What to work on =
Copy each line below that includes "chart".

====

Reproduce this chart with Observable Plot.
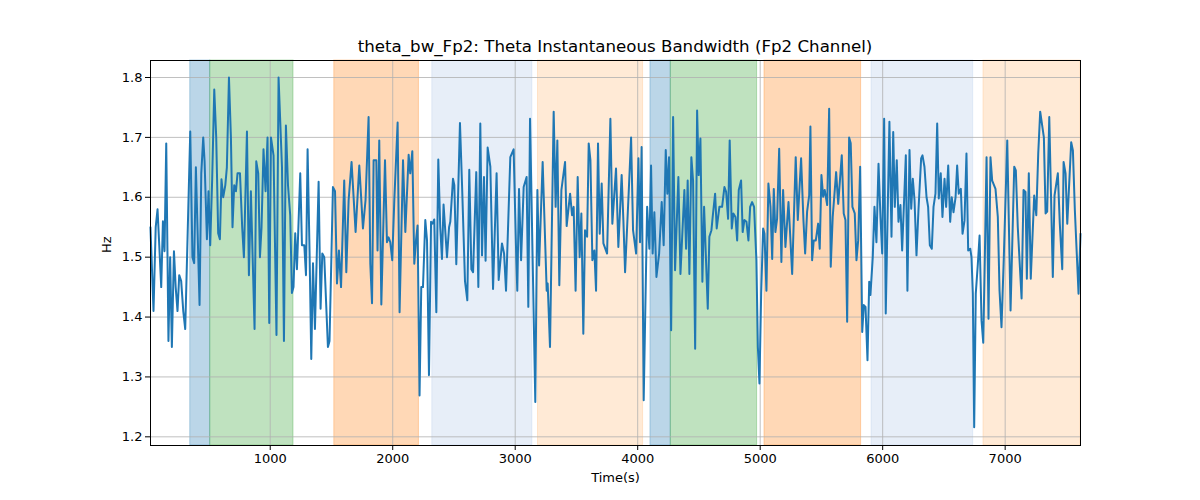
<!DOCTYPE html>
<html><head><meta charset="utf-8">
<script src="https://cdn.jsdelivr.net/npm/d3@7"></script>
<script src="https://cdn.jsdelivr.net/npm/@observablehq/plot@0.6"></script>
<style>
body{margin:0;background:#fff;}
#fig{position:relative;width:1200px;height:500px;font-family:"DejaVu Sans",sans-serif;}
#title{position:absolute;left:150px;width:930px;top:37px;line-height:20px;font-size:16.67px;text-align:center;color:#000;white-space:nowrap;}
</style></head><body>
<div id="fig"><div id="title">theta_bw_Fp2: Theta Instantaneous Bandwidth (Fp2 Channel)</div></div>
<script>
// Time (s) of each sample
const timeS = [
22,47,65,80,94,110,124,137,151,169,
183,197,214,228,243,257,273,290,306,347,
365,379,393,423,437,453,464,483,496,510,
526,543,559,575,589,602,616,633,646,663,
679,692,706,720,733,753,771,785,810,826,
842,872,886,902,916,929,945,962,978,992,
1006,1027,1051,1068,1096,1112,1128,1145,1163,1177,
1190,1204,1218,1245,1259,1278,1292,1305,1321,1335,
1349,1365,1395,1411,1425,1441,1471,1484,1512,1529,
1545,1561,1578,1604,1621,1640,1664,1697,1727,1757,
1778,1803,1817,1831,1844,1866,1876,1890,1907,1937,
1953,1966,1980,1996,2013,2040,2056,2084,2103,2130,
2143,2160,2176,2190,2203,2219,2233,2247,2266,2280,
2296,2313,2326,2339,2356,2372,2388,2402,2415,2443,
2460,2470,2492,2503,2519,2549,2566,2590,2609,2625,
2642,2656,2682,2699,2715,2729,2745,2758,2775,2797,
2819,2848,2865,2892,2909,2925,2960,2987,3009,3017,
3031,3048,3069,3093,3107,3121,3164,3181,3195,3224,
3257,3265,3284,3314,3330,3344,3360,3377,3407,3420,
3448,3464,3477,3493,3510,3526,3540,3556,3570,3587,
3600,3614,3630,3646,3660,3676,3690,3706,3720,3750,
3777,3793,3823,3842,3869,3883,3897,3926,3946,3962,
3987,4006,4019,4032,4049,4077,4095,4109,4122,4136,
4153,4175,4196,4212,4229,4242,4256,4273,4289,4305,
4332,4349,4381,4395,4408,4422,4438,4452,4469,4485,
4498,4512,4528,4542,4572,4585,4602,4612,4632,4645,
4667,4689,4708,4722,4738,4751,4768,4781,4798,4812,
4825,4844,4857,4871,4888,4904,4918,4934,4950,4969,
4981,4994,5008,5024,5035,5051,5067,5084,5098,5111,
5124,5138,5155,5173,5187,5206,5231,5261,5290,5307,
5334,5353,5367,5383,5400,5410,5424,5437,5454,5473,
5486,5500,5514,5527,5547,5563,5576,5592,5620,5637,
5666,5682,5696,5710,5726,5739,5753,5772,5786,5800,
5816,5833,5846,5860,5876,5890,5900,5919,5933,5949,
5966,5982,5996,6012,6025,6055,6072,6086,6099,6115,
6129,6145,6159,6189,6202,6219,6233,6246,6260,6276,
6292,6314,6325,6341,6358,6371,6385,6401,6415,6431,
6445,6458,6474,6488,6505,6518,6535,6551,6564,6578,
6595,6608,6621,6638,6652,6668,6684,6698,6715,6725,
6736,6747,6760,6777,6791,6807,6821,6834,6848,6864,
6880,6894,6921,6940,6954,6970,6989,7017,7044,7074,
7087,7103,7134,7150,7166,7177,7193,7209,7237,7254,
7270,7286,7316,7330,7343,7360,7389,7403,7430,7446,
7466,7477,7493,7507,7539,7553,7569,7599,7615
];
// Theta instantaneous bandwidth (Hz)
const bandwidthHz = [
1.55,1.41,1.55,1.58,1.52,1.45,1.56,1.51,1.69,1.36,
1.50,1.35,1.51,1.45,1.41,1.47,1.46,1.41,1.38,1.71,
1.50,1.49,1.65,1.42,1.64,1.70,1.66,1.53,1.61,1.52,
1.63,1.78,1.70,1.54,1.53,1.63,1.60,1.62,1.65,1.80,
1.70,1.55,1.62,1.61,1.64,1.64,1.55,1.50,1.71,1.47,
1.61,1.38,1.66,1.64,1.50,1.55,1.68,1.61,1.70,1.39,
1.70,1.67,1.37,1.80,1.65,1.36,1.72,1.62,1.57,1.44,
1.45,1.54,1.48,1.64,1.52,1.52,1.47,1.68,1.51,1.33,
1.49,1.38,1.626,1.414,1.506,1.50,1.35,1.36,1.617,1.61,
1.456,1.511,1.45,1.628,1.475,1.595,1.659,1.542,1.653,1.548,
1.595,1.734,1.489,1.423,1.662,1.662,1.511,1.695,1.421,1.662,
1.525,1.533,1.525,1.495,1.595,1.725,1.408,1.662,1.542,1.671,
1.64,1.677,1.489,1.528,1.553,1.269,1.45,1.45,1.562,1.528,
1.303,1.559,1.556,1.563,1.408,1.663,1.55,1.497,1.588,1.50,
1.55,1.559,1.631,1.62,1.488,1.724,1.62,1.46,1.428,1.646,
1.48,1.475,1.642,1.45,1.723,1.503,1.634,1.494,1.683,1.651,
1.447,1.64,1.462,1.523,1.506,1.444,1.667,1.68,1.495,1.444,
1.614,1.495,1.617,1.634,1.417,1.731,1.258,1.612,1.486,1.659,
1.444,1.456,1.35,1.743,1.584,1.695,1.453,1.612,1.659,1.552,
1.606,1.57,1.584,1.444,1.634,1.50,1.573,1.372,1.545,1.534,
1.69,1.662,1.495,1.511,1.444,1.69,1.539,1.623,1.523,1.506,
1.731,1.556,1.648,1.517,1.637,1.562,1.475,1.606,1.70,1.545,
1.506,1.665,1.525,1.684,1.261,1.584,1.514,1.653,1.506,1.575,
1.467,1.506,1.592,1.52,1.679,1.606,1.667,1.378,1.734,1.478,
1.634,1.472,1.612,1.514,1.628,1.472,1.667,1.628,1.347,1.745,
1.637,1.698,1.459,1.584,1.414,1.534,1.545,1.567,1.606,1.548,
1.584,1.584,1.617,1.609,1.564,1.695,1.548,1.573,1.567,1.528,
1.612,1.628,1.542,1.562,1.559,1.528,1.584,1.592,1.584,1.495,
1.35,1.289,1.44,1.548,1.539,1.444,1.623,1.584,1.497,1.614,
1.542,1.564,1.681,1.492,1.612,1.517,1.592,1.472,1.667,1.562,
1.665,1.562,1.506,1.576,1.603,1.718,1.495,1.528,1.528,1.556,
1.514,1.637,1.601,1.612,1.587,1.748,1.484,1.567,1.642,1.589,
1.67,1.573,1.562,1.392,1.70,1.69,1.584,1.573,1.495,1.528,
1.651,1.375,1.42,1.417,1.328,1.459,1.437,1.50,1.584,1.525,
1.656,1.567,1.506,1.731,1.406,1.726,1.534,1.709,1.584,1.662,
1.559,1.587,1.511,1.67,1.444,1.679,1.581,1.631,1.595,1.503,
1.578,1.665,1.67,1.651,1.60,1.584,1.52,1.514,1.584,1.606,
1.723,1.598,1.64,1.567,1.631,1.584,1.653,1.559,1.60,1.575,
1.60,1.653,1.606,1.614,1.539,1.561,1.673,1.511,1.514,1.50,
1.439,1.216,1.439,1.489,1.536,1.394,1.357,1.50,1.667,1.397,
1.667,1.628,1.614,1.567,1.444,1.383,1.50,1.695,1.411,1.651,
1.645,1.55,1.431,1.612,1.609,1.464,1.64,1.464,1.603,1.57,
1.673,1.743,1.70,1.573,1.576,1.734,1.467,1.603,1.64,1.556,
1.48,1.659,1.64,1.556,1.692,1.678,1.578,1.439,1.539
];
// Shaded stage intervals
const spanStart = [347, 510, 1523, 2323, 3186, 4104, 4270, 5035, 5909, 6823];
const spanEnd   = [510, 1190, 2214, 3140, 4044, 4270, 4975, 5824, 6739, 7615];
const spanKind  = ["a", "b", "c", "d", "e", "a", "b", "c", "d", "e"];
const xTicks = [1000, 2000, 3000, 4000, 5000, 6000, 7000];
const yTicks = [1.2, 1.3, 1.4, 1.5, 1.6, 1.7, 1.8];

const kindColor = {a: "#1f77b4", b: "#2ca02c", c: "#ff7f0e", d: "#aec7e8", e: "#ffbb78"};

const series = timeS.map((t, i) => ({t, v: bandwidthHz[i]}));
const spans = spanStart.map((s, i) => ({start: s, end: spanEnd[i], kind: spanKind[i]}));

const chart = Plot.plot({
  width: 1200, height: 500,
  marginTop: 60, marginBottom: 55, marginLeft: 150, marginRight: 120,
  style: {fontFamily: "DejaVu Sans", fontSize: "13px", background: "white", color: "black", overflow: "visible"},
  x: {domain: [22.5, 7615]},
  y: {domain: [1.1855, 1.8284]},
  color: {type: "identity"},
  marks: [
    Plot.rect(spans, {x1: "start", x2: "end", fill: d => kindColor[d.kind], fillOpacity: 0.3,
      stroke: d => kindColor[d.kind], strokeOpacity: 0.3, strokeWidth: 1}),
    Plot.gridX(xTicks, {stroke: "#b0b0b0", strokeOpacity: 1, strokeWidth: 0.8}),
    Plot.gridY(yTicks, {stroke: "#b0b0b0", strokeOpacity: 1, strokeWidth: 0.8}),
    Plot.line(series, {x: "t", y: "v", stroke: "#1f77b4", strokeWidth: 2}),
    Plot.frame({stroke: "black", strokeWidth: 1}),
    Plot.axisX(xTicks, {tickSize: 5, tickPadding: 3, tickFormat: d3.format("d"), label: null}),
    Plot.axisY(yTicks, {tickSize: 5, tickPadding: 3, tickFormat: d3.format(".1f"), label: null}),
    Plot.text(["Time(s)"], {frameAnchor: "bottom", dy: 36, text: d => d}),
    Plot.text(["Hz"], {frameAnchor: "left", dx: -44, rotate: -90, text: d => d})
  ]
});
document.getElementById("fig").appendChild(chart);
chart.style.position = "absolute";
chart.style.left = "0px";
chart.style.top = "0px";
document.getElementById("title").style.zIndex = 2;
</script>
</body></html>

====

Exercise solution =
Reproduce this chart with Observable Plot.
const chart = Plot.plot({
document.getElementById("fig").appendChild(chart);
chart.style.position = "absolute";
chart.style.left = "0px";
chart.style.top = "0px";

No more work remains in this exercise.